◆ **What the exercise asks**: Give back the whole listing exactly as shown.

◆ **Records for the exercise**:

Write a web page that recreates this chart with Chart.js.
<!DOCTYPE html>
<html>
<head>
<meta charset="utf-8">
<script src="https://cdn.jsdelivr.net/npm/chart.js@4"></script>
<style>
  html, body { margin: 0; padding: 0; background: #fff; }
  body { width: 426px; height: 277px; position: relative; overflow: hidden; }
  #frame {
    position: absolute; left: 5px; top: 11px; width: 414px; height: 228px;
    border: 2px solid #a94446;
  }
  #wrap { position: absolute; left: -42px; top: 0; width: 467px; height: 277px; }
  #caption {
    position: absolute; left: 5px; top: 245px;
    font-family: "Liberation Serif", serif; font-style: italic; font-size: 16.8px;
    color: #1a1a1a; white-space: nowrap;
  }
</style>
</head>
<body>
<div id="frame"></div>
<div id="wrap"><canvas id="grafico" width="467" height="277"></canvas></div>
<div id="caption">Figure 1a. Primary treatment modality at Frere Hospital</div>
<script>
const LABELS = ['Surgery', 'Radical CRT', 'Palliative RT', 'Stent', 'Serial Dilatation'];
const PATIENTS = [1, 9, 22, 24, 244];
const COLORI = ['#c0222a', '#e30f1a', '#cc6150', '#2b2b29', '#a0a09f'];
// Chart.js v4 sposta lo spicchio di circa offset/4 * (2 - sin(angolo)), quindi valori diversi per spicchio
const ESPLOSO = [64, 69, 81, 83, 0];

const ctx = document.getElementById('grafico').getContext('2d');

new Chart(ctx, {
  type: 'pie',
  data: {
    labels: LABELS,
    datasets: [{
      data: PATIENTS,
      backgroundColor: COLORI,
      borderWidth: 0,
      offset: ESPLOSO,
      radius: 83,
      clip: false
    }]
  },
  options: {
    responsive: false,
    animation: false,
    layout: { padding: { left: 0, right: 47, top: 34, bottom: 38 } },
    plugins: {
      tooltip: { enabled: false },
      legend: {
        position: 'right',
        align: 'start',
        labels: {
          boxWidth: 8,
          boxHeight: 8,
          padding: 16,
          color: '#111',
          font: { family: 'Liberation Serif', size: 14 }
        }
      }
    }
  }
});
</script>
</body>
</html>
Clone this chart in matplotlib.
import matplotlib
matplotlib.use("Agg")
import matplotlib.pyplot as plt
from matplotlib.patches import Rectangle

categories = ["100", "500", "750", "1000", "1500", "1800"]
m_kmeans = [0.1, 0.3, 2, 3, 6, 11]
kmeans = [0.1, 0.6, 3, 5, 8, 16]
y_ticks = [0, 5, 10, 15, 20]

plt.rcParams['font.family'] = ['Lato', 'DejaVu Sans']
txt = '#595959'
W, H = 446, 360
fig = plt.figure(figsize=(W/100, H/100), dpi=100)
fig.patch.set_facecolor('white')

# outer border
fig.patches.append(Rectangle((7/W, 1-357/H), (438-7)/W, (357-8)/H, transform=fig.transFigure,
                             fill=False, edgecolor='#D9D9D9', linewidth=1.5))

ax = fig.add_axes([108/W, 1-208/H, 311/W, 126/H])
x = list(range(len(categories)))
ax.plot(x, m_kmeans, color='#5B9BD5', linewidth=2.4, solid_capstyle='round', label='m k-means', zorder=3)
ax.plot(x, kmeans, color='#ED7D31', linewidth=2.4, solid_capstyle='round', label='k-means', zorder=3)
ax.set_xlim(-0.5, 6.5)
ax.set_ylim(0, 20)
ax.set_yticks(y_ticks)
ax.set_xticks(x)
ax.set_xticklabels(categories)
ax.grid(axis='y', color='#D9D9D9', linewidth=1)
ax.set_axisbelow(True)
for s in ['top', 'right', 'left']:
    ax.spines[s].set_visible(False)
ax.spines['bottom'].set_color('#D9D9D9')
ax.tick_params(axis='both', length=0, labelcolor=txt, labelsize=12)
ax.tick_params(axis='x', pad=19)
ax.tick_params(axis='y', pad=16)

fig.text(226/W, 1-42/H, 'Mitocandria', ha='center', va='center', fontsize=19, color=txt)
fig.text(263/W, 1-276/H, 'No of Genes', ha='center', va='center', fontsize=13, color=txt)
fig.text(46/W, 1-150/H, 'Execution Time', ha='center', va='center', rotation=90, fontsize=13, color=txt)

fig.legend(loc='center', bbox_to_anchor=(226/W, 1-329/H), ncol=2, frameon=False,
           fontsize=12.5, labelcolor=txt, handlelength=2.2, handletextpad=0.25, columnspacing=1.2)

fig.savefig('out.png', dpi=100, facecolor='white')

◆ **Exercise response**:
Write a web page that recreates this chart with Chart.js.
<!DOCTYPE html>
<html>
<head>
<meta charset="utf-8">
<script src="https://cdn.jsdelivr.net/npm/chart.js@4"></script>
<style>
  html, body { margin: 0; padding: 0; background: #fff; }
  body { width: 426px; height: 277px; position: relative; overflow: hidden; }
  #frame {
    position: absolute; left: 5px; top: 11px; width: 414px; height: 228px;
    border: 2px solid #a94446;
  }
  #wrap { position: absolute; left: -42px; top: 0; width: 467px; height: 277px; }
  #caption {
    position: absolute; left: 5px; top: 245px;
    font-family: "Liberation Serif", serif; font-style: italic; font-size: 16.8px;
    color: #1a1a1a; white-space: nowrap;
  }
</style>
</head>
<body>
<div id="frame"></div>
<div id="wrap"><canvas id="grafico" width="467" height="277"></canvas></div>
<div id="caption">Figure 1a. Primary treatment modality at Frere Hospital</div>
<script>
const LABELS = ['Surgery', 'Radical CRT', 'Palliative RT', 'Stent', 'Serial Dilatation'];
const PATIENTS = [1, 9, 22, 24, 244];
const COLORI = ['#c0222a', '#e30f1a', '#cc6150', '#2b2b29', '#a0a09f'];
// Chart.js v4 sposta lo spicchio di circa offset/4 * (2 - sin(angolo)), quindi valori diversi per spicchio
const ESPLOSO = [64, 69, 81, 83, 0];

const ctx = document.getElementById('grafico').getContext('2d');

new Chart(ctx, {
  type: 'pie',
  data: {
    labels: LABELS,
    datasets: [{
      data: PATIENTS,
      backgroundColor: COLORI,
      borderWidth: 0,
      offset: ESPLOSO,
      radius: 83,
      clip: false
    }]
  },
  options: {
    responsive: false,
    animation: false,
    layout: { padding: { left: 0, right: 47, top: 34, bottom: 38 } },
    plugins: {
      tooltip: { enabled: false },
      legend: {
        position: 'right',
        align: 'start',
        labels: {
          boxWidth: 8,
          boxHeight: 8,
          padding: 16,
          color: '#111',
          font: { family: 'Liberation Serif', size: 14 }
        }
      }
    }
  }
});
</script>
</body>
</html>
Clone this chart in matplotlib.
import matplotlib
matplotlib.use("Agg")
import matplotlib.pyplot as plt
from matplotlib.patches import Rectangle

categories = ["100", "500", "750", "1000", "1500", "1800"]
m_kmeans = [0.1, 0.3, 2, 3, 6, 11]
kmeans = [0.1, 0.6, 3, 5, 8, 16]
y_ticks = [0, 5, 10, 15, 20]

plt.rcParams['font.family'] = ['Lato', 'DejaVu Sans']
txt = '#595959'
W, H = 446, 360
fig = plt.figure(figsize=(W/100, H/100), dpi=100)
fig.patch.set_facecolor('white')

# outer border
fig.patches.append(Rectangle((7/W, 1-357/H), (438-7)/W, (357-8)/H, transform=fig.transFigure,
                             fill=False, edgecolor='#D9D9D9', linewidth=1.5))

ax = fig.add_axes([108/W, 1-208/H, 311/W, 126/H])
x = list(range(len(categories)))
ax.plot(x, m_kmeans, color='#5B9BD5', linewidth=2.4, solid_capstyle='round', label='m k-means', zorder=3)
ax.plot(x, kmeans, color='#ED7D31', linewidth=2.4, solid_capstyle='round', label='k-means', zorder=3)
ax.set_xlim(-0.5, 6.5)
ax.set_ylim(0, 20)
ax.set_yticks(y_ticks)
ax.set_xticks(x)
ax.set_xticklabels(categories)
ax.grid(axis='y', color='#D9D9D9', linewidth=1)
ax.set_axisbelow(True)
for s in ['top', 'right', 'left']:
    ax.spines[s].set_visible(False)
ax.spines['bottom'].set_color('#D9D9D9')
ax.tick_params(axis='both', length=0, labelcolor=txt, labelsize=12)
ax.tick_params(axis='x', pad=19)
ax.tick_params(axis='y', pad=16)

fig.text(226/W, 1-42/H, 'Mitocandria', ha='center', va='center', fontsize=19, color=txt)
fig.text(263/W, 1-276/H, 'No of Genes', ha='center', va='center', fontsize=13, color=txt)
fig.text(46/W, 1-150/H, 'Execution Time', ha='center', va='center', rotation=90, fontsize=13, color=txt)

fig.legend(loc='center', bbox_to_anchor=(226/W, 1-329/H), ncol=2, frameon=False,
           fontsize=12.5, labelcolor=txt, handlelength=2.2, handletextpad=0.25, columnspacing=1.2)

fig.savefig('out.png', dpi=100, facecolor='white')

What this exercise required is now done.